Écrit par : Mélody | 11/07/2011

@ Mélody : oui, c'est une tentative de mise en abyme (voir aussi les bougies qui se réfléchissaient dans les miroirs). L'histoire n'a pas de fin, tout recommence. C'est un peu un conte, aussi.

Écrit par : Feuilly | 11/07/2011

L'image qui me reste, c'est cette marche, pieds enveloppés de chiffons sur des lattes de bois pour avancer sur le sol qui n'a pas encore refroidi. J'ai pensé à ces porteurs de soufre sur l'île de Java en Indonésie qui grimpent chaque jour sur le "Kawai ljen", descendent dans le cratère et cassent le soufre après qu'il s'est solidifié, pour le porter ensuite en marchant pendant des heures, jusqu'à l'usine qui va le transformer. Ils sont payés quelques centimes d'euros par kilo de soufre, c'est dire ce qu'ils portent en gagnant 8 euros par jour...

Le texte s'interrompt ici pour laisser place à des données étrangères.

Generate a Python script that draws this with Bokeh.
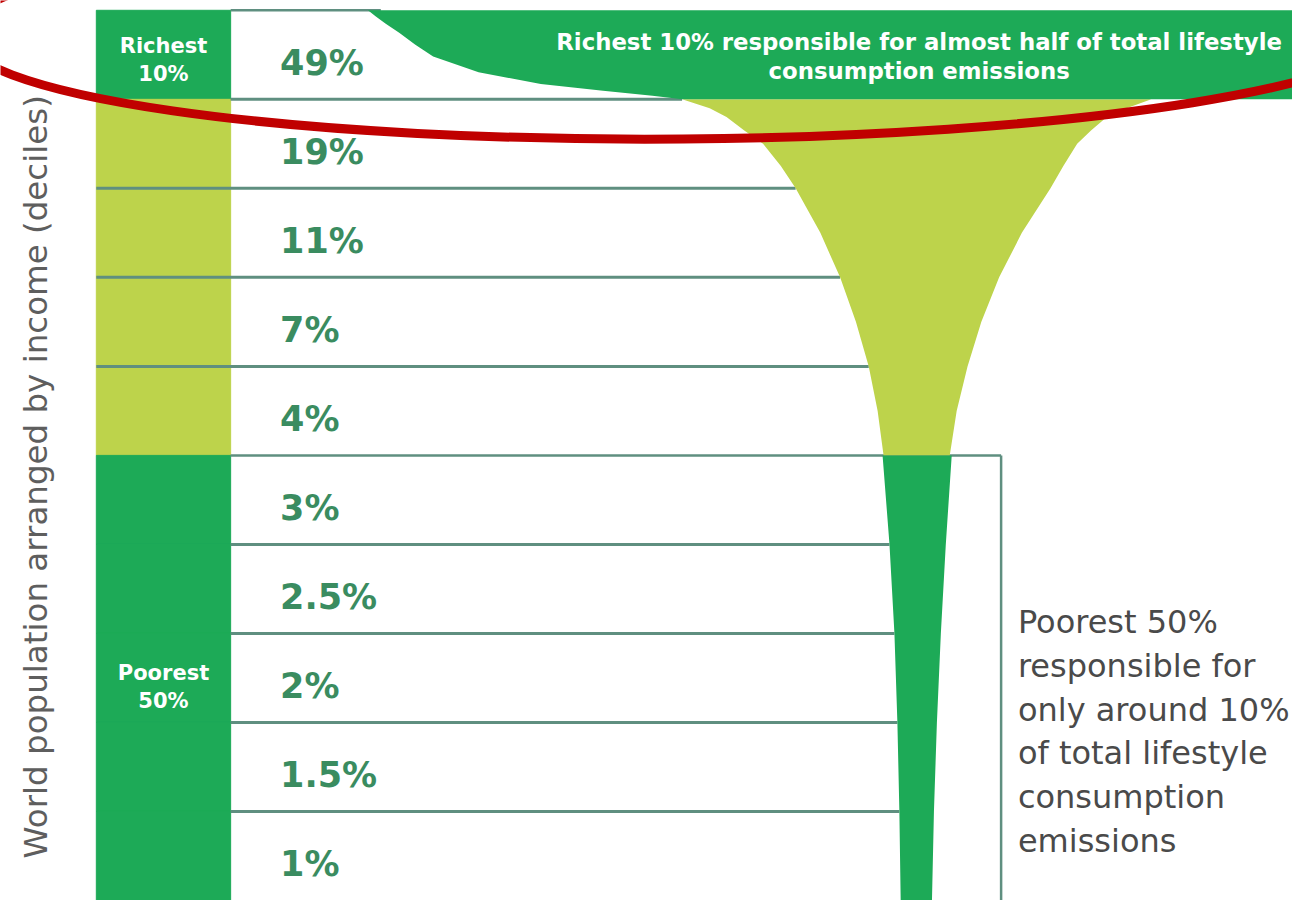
from bokeh.plotting import figure
from bokeh.models import Range1d, ColumnDataSource
from bokeh.embed import file_html
from bokeh.resources import INLINE
from bokeh.core.properties import value

# ---------------- data ----------------
share_labels = ["49%", "19%", "11%", "7%", "4%", "3%", "2.5%", "2%", "1.5%", "1%"]
decile_rank = [10, 9, 8, 7, 6, 5, 4, 3, 2, 1]
decile_group = ["richest", "middle", "middle", "middle", "middle",
                "poorest", "poorest", "poorest", "poorest", "poorest"]

# funnel outline (y in decile rows, x in picture px)
funnel_y_upper = [9.0, 8.9, 8.8, 8.65, 8.5, 8.25, 8.0, 7.5, 7.0, 6.5, 6.0, 5.5, 5.0]
funnel_left_upper = [690, 718, 735, 753, 772, 790, 805, 830, 850, 866, 879, 888, 894]
funnel_right_upper = [1165, 1140, 1120, 1104, 1090, 1076, 1063, 1034, 1011, 993, 979, 968, 961]
funnel_y_lower = [5.0, 4.0, 3.0, 2.0, 1.0, 0.0]
funnel_left_lower = [893, 900, 905, 908, 910, 912]
funnel_right_lower = [963, 957, 952, 948, 945, 942]

# top band lower-left curve
band_curve_y = [10.0, 9.93, 9.85, 9.746, 9.614, 9.481, 9.305, 9.172, 9.095, 9.040, 9.0]
band_curve_x = [372, 380, 390, 404, 420, 438, 484, 547, 610, 660, 690]

y_axis_title = "World population arranged by income (deciles)"
richest_label = "Richest\n10%"
poorest_label = "Poorest\n50%"
top_note = "Richest 10% responsible for almost half of total lifestyle\nconsumption emissions"
side_note = "Poorest 50%\nresponsible for\nonly around 10%\nof total lifestyle\nconsumption\nemissions"

# ---------------- styles ----------------
DARK = "#1DAA57"
LIME = "#BDD34B"
LINE = "#5F8F80"
PCT = "#3A8C60"
group_color = {"richest": DARK, "middle": LIME, "poorest": DARK}

p = figure(width=1292, height=900, x_range=Range1d(0, 1308), y_range=Range1d(0.0, 10.11),
           output_backend="svg", toolbar_location=None, min_border=0,
           x_axis_location=None, y_axis_location=None)
p.grid.visible = False
p.outline_line_color = None
p.background_fill_color = "white"

COL_L, COL_R = 97, 233
BOX_R = 1013

# column strips
src = ColumnDataSource(dict(
    top=decile_rank,
    bottom=[r - 1 for r in decile_rank],
    color=[group_color[g] for g in decile_group],
    label=share_labels,
    ymid=[r - 0.5 for r in decile_rank],
))
p.quad(left=COL_L, right=COL_R, top="top", bottom="bottom", fill_color="color",
       line_color="color", line_width=1, source=src)

# row separators
fl = dict(zip(funnel_y_upper, funnel_left_upper))
fl.update({k: v for k, v in zip(funnel_y_lower, funnel_left_lower) if k != 5.0})
seg_y, seg_x0, seg_x1 = [], [], []
for b in [9, 8, 7, 6, 4, 3, 2, 1]:
    seg_y.append(b)
    seg_x0.append(COL_L if b in (8, 7, 6) else COL_R)
    seg_x1.append(fl[float(b)])
p.segment(x0=seg_x0, y0=seg_y, x1=seg_x1, y1=seg_y, line_color=LINE, line_width=3)
# table top border and poorest box
p.segment(x0=[COL_R, COL_R, BOX_R], y0=[10, 5, 5], x1=[385, BOX_R, BOX_R], y1=[10, 5, -1],
          line_color=LINE, line_width=2.5)

# funnel
p.patch(x=funnel_left_upper + funnel_right_upper[::-1],
        y=funnel_y_upper + funnel_y_upper[::-1], fill_color=LIME, line_color=None)
p.patch(x=funnel_left_lower + funnel_right_lower[::-1],
        y=[5.0, 4.0, 3.0, 2.0, 1.0, -0.5] + [-0.5, 1.0, 2.0, 3.0, 4.0, 5.0],
        fill_color=DARK, line_color=None)

# top band
p.patch(x=band_curve_x + [1320, 1320], y=band_curve_y + [9.0, 10.0],
        fill_color=DARK, line_color=None)

# percentage labels
p.text(x=283, y="ymid", text="label", source=src, text_font=value("DejaVu Sans"),
       text_font_style="bold", text_font_size="35px", text_color=PCT,
       text_align="left", text_baseline="middle", y_offset=8)

# group labels in column
p.text(x=[165, 165], y=[9.44, 2.4], text=[richest_label, poorest_label],
       text_font=value("DejaVu Sans"), text_font_style="bold", text_font_size="21px",
       text_color="white", text_align="center", text_baseline="middle", text_line_height=1.15)

# band note
p.text(x=[930], y=[9.48], text=[top_note], text_font=value("DejaVu Sans"),
       text_font_style="bold", text_font_size="22.8px", text_color="white",
       text_align="center", text_baseline="middle", text_line_height=1.12)

# side note
p.text(x=[1030], y=[1.898], text=[side_note], text_font=value("DejaVu Sans"),
       text_font_size="32px", text_color="#4a4a4a", text_align="left",
       text_baseline="middle", text_line_height=1.155)

# y title
p.text(x=[36], y=[4.76], text=[y_axis_title], angle=1.5708, text_font=value("DejaVu Sans"),
       text_font_size="32.5px", text_color="#5e5e5e", text_align="center", text_baseline="middle")

# red highlight ellipse
p.ellipse(x=[690], y=[9.79], width=[1442], height=[220], width_units="screen",
          height_units="screen", angle=0.008, fill_color=None, line_color="#C00000", line_width=9)

open("out.html", "w").write(file_html(p, INLINE))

C'est, comme le dit Mélody, un beau récit, servi par l' imagination fertile dont tu as le secret :).

Écrit par : Michèle | 13/07/2011

@ je me faisais la réflexion, après avoir terminé, que les valeurs traditionnelles sont inversées.

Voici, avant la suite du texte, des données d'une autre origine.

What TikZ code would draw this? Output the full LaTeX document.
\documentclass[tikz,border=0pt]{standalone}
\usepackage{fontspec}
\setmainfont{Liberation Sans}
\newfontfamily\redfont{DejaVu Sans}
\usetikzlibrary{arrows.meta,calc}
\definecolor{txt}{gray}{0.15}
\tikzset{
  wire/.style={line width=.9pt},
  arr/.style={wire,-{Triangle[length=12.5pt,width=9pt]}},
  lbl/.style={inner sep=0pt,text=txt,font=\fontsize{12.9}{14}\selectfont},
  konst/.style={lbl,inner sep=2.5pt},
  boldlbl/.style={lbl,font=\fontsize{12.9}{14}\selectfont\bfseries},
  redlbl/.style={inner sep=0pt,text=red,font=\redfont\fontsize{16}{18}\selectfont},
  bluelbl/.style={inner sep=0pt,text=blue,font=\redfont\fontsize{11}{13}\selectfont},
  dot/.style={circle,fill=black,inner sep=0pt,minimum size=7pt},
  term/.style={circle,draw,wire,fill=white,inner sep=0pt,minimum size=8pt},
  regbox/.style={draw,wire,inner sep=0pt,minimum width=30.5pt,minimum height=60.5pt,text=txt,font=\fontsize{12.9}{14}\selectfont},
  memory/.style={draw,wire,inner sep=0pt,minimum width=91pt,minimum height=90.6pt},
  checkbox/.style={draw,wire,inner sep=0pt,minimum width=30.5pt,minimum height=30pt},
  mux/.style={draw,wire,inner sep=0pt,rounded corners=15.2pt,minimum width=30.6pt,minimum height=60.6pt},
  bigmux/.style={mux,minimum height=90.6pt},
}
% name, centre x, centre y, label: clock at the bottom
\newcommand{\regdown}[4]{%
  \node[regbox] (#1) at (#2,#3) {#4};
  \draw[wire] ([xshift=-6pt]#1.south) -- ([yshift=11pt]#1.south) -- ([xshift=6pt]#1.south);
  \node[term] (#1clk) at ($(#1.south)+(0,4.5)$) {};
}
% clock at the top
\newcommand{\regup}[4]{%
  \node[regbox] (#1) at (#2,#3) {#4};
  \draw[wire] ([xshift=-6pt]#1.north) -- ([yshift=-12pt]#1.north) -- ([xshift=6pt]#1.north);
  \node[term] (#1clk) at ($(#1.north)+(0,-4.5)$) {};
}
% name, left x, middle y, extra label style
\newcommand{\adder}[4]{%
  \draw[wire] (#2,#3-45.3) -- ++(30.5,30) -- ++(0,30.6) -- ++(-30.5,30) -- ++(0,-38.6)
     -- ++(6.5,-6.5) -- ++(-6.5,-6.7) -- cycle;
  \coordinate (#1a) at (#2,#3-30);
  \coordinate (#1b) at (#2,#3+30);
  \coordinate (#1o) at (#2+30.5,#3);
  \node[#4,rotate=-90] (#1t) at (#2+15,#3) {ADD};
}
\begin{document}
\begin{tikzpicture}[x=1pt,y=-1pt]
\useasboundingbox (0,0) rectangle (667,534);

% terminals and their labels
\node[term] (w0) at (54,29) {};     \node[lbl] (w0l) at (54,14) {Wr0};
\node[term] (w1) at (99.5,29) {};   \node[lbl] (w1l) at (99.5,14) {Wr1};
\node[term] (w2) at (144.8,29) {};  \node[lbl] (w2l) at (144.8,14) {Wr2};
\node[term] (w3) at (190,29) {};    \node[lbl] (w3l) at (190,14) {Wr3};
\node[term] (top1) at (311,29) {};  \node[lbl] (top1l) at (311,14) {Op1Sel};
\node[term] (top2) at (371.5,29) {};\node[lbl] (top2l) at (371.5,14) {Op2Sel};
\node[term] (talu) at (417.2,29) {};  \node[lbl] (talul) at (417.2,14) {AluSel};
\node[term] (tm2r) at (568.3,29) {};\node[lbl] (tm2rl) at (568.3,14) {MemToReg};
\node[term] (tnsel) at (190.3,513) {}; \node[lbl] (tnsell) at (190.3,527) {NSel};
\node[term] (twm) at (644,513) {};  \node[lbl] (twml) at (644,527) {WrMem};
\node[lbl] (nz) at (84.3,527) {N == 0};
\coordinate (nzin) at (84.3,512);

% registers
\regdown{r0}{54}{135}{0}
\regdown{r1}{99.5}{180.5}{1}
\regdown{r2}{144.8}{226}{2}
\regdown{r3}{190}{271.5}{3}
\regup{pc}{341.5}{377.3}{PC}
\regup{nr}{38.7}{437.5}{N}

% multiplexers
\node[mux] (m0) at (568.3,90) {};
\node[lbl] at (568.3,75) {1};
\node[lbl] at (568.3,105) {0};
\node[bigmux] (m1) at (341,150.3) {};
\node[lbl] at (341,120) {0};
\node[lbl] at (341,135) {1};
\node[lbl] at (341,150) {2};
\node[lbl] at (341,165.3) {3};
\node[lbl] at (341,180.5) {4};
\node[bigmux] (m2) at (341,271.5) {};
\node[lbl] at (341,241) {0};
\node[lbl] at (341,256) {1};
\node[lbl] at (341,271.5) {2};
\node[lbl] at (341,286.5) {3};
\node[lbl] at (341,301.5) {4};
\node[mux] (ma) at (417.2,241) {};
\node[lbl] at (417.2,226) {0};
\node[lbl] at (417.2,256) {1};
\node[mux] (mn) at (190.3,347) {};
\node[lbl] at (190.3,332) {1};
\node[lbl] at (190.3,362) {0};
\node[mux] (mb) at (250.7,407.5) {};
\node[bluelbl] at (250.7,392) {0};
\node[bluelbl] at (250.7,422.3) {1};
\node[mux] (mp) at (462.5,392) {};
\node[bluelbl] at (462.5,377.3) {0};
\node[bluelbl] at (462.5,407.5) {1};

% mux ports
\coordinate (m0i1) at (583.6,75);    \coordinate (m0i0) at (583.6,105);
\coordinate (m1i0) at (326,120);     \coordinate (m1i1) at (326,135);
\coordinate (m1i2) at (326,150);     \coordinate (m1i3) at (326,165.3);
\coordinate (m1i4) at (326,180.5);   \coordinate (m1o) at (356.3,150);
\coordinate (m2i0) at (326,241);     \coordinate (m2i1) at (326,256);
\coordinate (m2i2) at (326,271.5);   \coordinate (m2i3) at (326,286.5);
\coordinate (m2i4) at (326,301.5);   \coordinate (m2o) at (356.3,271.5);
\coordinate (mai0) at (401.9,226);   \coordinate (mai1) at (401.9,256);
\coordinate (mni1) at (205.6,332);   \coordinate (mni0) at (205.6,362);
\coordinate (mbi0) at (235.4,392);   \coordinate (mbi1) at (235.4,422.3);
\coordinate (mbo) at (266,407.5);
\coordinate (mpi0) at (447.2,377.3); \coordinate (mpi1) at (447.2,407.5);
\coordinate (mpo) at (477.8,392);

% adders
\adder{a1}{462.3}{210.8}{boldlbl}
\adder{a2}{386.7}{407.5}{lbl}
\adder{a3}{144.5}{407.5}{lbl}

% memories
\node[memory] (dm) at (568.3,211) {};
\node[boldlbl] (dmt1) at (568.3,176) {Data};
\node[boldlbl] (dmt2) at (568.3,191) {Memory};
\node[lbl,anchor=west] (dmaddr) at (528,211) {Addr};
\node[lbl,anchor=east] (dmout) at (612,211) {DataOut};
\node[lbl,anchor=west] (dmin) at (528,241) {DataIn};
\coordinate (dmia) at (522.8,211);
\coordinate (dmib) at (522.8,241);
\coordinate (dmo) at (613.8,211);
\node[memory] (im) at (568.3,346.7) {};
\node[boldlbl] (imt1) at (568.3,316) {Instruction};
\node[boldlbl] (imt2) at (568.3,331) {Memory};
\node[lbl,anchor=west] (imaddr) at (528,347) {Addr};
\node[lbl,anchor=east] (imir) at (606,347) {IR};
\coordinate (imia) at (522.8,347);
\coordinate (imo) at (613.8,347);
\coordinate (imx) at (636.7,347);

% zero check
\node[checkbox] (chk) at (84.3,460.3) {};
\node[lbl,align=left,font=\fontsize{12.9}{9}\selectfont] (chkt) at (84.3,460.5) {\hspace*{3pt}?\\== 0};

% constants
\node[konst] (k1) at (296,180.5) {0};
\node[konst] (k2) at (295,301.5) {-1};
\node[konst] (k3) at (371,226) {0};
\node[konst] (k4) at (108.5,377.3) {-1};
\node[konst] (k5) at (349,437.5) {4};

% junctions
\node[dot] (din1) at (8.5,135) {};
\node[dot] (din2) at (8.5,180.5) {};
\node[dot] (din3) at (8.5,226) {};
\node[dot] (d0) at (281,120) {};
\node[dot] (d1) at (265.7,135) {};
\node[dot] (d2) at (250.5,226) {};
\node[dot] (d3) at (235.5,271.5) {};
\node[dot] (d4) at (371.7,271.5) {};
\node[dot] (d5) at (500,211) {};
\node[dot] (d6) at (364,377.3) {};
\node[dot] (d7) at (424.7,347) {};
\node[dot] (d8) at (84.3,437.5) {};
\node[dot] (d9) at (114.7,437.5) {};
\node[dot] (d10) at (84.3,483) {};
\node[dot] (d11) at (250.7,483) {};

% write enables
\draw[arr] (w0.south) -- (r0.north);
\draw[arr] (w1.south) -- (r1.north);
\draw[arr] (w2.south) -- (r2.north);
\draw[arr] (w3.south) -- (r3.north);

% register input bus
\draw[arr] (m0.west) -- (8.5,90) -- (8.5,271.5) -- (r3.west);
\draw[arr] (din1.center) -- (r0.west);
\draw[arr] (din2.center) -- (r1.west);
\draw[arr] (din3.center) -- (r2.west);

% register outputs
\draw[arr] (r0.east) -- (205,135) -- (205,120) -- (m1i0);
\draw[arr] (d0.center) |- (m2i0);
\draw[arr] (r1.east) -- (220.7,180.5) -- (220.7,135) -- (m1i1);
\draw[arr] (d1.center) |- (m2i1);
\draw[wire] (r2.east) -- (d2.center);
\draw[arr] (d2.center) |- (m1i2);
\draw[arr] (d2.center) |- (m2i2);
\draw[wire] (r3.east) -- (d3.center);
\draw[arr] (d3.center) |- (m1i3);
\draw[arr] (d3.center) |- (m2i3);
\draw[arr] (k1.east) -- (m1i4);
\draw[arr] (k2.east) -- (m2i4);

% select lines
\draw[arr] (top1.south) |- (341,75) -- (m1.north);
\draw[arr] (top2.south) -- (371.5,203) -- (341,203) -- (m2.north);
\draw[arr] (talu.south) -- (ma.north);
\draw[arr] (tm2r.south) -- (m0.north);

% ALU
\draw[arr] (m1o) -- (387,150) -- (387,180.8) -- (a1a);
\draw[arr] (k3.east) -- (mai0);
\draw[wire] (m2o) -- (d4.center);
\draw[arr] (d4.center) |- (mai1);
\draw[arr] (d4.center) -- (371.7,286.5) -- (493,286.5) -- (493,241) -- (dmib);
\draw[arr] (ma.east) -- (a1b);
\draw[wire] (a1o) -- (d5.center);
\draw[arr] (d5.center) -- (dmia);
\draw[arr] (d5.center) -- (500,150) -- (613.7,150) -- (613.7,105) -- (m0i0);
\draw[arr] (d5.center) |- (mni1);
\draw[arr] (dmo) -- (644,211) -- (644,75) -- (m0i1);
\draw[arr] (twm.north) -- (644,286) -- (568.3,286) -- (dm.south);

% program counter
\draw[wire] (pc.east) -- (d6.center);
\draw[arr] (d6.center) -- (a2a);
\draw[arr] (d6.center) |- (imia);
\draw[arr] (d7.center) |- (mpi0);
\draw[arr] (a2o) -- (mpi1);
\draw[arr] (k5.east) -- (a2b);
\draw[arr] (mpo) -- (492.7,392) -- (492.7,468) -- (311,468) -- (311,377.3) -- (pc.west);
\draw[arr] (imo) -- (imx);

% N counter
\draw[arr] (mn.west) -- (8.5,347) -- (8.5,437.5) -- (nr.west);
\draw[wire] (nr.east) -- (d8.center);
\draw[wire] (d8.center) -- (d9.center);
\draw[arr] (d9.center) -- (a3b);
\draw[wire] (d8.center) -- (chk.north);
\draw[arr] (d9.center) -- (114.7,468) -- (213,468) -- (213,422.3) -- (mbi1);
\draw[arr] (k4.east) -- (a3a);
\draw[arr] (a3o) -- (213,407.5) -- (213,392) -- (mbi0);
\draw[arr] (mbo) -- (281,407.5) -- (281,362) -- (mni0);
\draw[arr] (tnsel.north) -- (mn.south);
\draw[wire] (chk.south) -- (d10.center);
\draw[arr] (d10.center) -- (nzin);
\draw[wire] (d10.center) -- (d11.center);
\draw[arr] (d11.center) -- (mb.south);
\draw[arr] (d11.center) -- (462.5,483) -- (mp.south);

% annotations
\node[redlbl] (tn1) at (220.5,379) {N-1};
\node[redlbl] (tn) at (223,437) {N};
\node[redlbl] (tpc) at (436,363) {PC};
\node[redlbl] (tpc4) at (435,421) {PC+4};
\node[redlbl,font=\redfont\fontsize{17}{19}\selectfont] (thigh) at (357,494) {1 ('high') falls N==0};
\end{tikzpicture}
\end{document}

- Ce sont les femmes seules qui travaillent et qui s'en sortent fort bien d'ailleurs.

- les femmes sont du côté du feu (elles périssent dans la lave) et les hommes du côté de l'eau (ce sont des marins, victimes de naufrages, qui traversent des marécages, etc.)

- le lieu de rencontre entre les deux sexes, c'est finalement la baignoire d'eau chaude, qui allie l'eau et le feu.

- le mythe de Noé est inversé : on ne sauve aucun animal. De plus, sur ce bateau, il n’y a que des hommes, pas de couples.

- L’histoire d’Ulysse et Calypso est inversée aussi. Certes le marin veut quitter sa Princesse à un moment donné, mais une fois qu’il voit qu’elle a disparu, il resterait bien sur l’île pour la chercher indéfiniment. Du coup, ce sont ses compagnons qui doivent le reconduire au bateau et voguer vers le large (lui, il est plutôt captivé comme Ulysse l’était avec les sirènes).

- le mythe biblique d'Eve et du serpent est inversé : le serpent est tué et les hommes pénètrent dans le paradis des femmes.